WRITTEN TASK — Reproduce the listing word for word, leaving every picture behind.

COLLECTED DATA —
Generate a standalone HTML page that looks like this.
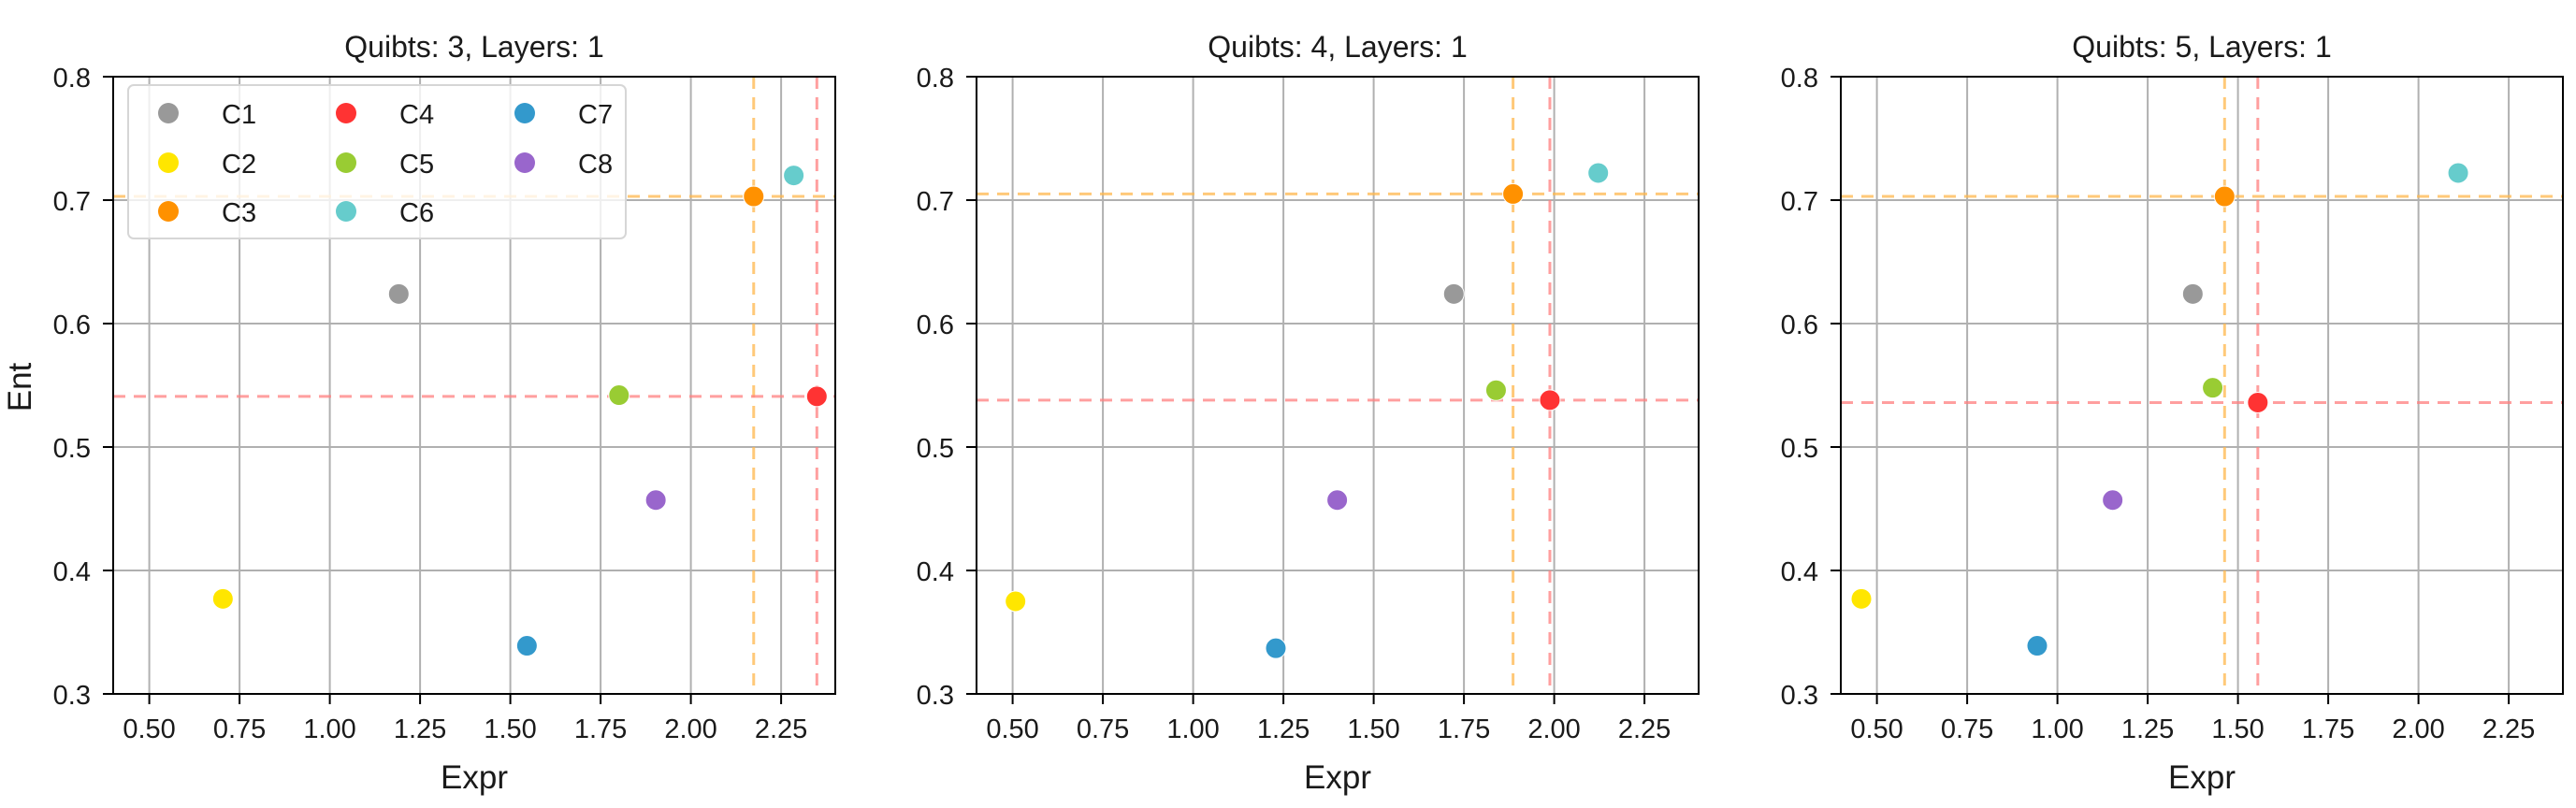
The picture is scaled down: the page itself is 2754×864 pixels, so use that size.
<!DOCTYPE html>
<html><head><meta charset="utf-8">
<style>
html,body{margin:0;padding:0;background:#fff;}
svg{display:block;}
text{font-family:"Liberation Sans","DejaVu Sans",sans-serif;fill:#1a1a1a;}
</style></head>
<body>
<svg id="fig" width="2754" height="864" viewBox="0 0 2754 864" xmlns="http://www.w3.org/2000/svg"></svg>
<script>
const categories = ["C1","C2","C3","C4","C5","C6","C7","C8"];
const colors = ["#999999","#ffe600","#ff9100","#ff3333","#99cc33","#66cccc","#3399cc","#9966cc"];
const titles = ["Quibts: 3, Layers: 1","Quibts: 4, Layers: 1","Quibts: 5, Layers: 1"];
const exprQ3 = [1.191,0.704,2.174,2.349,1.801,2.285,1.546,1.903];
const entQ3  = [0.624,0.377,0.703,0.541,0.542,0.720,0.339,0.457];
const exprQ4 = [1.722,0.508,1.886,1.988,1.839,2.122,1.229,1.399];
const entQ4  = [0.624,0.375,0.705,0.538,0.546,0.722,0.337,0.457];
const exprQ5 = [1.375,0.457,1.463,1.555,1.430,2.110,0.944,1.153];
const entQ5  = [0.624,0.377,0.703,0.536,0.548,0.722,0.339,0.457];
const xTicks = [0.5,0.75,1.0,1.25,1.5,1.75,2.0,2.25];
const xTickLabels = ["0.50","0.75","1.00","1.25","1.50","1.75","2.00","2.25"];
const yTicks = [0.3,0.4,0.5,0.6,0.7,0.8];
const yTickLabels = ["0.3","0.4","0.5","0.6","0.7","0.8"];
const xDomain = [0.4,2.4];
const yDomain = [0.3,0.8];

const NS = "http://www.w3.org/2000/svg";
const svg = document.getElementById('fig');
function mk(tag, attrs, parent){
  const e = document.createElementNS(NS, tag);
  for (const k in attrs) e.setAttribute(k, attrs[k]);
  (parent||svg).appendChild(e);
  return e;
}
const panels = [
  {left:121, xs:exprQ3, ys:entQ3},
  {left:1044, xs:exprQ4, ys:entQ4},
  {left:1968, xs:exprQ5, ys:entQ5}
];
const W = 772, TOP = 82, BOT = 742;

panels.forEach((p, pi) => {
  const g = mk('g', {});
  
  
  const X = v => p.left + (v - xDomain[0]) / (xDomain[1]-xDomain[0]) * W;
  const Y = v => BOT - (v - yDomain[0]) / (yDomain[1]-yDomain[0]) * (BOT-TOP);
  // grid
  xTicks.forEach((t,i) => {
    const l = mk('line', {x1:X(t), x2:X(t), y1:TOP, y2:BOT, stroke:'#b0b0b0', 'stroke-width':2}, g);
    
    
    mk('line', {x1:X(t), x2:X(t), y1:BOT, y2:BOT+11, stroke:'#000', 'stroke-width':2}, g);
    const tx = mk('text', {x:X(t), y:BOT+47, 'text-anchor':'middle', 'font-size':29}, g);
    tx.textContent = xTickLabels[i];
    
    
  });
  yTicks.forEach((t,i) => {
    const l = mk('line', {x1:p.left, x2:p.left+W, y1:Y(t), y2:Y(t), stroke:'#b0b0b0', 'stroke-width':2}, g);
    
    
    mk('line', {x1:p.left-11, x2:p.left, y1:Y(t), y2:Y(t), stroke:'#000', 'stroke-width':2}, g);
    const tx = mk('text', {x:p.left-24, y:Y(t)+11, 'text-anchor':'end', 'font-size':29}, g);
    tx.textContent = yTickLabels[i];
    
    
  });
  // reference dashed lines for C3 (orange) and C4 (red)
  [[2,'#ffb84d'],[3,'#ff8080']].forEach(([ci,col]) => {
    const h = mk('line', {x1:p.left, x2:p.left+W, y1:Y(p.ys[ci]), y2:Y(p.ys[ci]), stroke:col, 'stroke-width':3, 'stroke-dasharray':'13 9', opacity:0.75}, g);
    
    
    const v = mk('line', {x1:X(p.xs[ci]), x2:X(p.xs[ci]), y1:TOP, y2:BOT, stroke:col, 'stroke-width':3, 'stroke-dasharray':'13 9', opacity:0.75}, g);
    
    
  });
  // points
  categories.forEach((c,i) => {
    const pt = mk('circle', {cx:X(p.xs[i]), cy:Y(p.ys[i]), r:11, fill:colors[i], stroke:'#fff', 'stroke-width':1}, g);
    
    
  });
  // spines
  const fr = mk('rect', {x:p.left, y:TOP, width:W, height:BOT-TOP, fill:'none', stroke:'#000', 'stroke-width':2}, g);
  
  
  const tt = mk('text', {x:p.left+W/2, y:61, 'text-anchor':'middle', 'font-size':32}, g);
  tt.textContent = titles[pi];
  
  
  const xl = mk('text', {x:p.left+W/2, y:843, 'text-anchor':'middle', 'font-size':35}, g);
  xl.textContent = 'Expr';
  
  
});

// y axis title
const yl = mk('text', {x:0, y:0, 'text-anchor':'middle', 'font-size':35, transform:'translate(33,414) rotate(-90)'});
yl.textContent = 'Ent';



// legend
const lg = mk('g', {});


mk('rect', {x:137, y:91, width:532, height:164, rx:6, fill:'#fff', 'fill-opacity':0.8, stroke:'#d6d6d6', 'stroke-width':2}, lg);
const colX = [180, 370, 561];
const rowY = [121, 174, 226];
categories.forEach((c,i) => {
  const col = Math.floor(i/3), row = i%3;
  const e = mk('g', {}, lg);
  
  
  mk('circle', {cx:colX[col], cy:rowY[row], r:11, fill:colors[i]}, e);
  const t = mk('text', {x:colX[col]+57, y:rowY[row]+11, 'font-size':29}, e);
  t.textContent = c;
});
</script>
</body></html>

FINAL ANSWER —
Generate a standalone HTML page that looks like this.
The picture is scaled down: the page itself is 2754×864 pixels, so use that size.
<!DOCTYPE html>
<html><head><meta charset="utf-8">
<style>
html,body{margin:0;padding:0;background:#fff;}
svg{display:block;}
text{font-family:"Liberation Sans","DejaVu Sans",sans-serif;fill:#1a1a1a;}
</style></head>
<body>
<svg id="fig" width="2754" height="864" viewBox="0 0 2754 864" xmlns="http://www.w3.org/2000/svg"></svg>
<script>
const categories = ["C1","C2","C3","C4","C5","C6","C7","C8"];
const colors = ["#999999","#ffe600","#ff9100","#ff3333","#99cc33","#66cccc","#3399cc","#9966cc"];
const titles = ["Quibts: 3, Layers: 1","Quibts: 4, Layers: 1","Quibts: 5, Layers: 1"];
const exprQ3 = [1.191,0.704,2.174,2.349,1.801,2.285,1.546,1.903];
const entQ3  = [0.624,0.377,0.703,0.541,0.542,0.720,0.339,0.457];
const exprQ4 = [1.722,0.508,1.886,1.988,1.839,2.122,1.229,1.399];
const entQ4  = [0.624,0.375,0.705,0.538,0.546,0.722,0.337,0.457];
const exprQ5 = [1.375,0.457,1.463,1.555,1.430,2.110,0.944,1.153];
const entQ5  = [0.624,0.377,0.703,0.536,0.548,0.722,0.339,0.457];
const xTicks = [0.5,0.75,1.0,1.25,1.5,1.75,2.0,2.25];
const xTickLabels = ["0.50","0.75","1.00","1.25","1.50","1.75","2.00","2.25"];
const yTicks = [0.3,0.4,0.5,0.6,0.7,0.8];
const yTickLabels = ["0.3","0.4","0.5","0.6","0.7","0.8"];
const xDomain = [0.4,2.4];
const yDomain = [0.3,0.8];

const NS = "http://www.w3.org/2000/svg";
const svg = document.getElementById('fig');
function mk(tag, attrs, parent){
  const e = document.createElementNS(NS, tag);
  for (const k in attrs) e.setAttribute(k, attrs[k]);
  (parent||svg).appendChild(e);
  return e;
}
const panels = [
  {left:121, xs:exprQ3, ys:entQ3},
  {left:1044, xs:exprQ4, ys:entQ4},
  {left:1968, xs:exprQ5, ys:entQ5}
];
const W = 772, TOP = 82, BOT = 742;

panels.forEach((p, pi) => {
  const g = mk('g', {});
  
  
  const X = v => p.left + (v - xDomain[0]) / (xDomain[1]-xDomain[0]) * W;
  const Y = v => BOT - (v - yDomain[0]) / (yDomain[1]-yDomain[0]) * (BOT-TOP);
  // grid
  xTicks.forEach((t,i) => {
    const l = mk('line', {x1:X(t), x2:X(t), y1:TOP, y2:BOT, stroke:'#b0b0b0', 'stroke-width':2}, g);
    
    
    mk('line', {x1:X(t), x2:X(t), y1:BOT, y2:BOT+11, stroke:'#000', 'stroke-width':2}, g);
    const tx = mk('text', {x:X(t), y:BOT+47, 'text-anchor':'middle', 'font-size':29}, g);
    tx.textContent = xTickLabels[i];
    
    
  });
  yTicks.forEach((t,i) => {
    const l = mk('line', {x1:p.left, x2:p.left+W, y1:Y(t), y2:Y(t), stroke:'#b0b0b0', 'stroke-width':2}, g);
    
    
    mk('line', {x1:p.left-11, x2:p.left, y1:Y(t), y2:Y(t), stroke:'#000', 'stroke-width':2}, g);
    const tx = mk('text', {x:p.left-24, y:Y(t)+11, 'text-anchor':'end', 'font-size':29}, g);
    tx.textContent = yTickLabels[i];
    
    
  });
  // reference dashed lines for C3 (orange) and C4 (red)
  [[2,'#ffb84d'],[3,'#ff8080']].forEach(([ci,col]) => {
    const h = mk('line', {x1:p.left, x2:p.left+W, y1:Y(p.ys[ci]), y2:Y(p.ys[ci]), stroke:col, 'stroke-width':3, 'stroke-dasharray':'13 9', opacity:0.75}, g);
    
    
    const v = mk('line', {x1:X(p.xs[ci]), x2:X(p.xs[ci]), y1:TOP, y2:BOT, stroke:col, 'stroke-width':3, 'stroke-dasharray':'13 9', opacity:0.75}, g);
    
    
  });
  // points
  categories.forEach((c,i) => {
    const pt = mk('circle', {cx:X(p.xs[i]), cy:Y(p.ys[i]), r:11, fill:colors[i], stroke:'#fff', 'stroke-width':1}, g);
    
    
  });
  // spines
  const fr = mk('rect', {x:p.left, y:TOP, width:W, height:BOT-TOP, fill:'none', stroke:'#000', 'stroke-width':2}, g);
  
  
  const tt = mk('text', {x:p.left+W/2, y:61, 'text-anchor':'middle', 'font-size':32}, g);
  tt.textContent = titles[pi];
  
  
  const xl = mk('text', {x:p.left+W/2, y:843, 'text-anchor':'middle', 'font-size':35}, g);
  xl.textContent = 'Expr';
  
  
});

// y axis title
const yl = mk('text', {x:0, y:0, 'text-anchor':'middle', 'font-size':35, transform:'translate(33,414) rotate(-90)'});
yl.textContent = 'Ent';



// legend
const lg = mk('g', {});


mk('rect', {x:137, y:91, width:532, height:164, rx:6, fill:'#fff', 'fill-opacity':0.8, stroke:'#d6d6d6', 'stroke-width':2}, lg);
const colX = [180, 370, 561];
const rowY = [121, 174, 226];
categories.forEach((c,i) => {
  const col = Math.floor(i/3), row = i%3;
  const e = mk('g', {}, lg);
  
  
  mk('circle', {cx:colX[col], cy:rowY[row], r:11, fill:colors[i]}, e);
  const t = mk('text', {x:colX[col]+57, y:rowY[row]+11, 'font-size':29}, e);
  t.textContent = c;
});
</script>
</body></html>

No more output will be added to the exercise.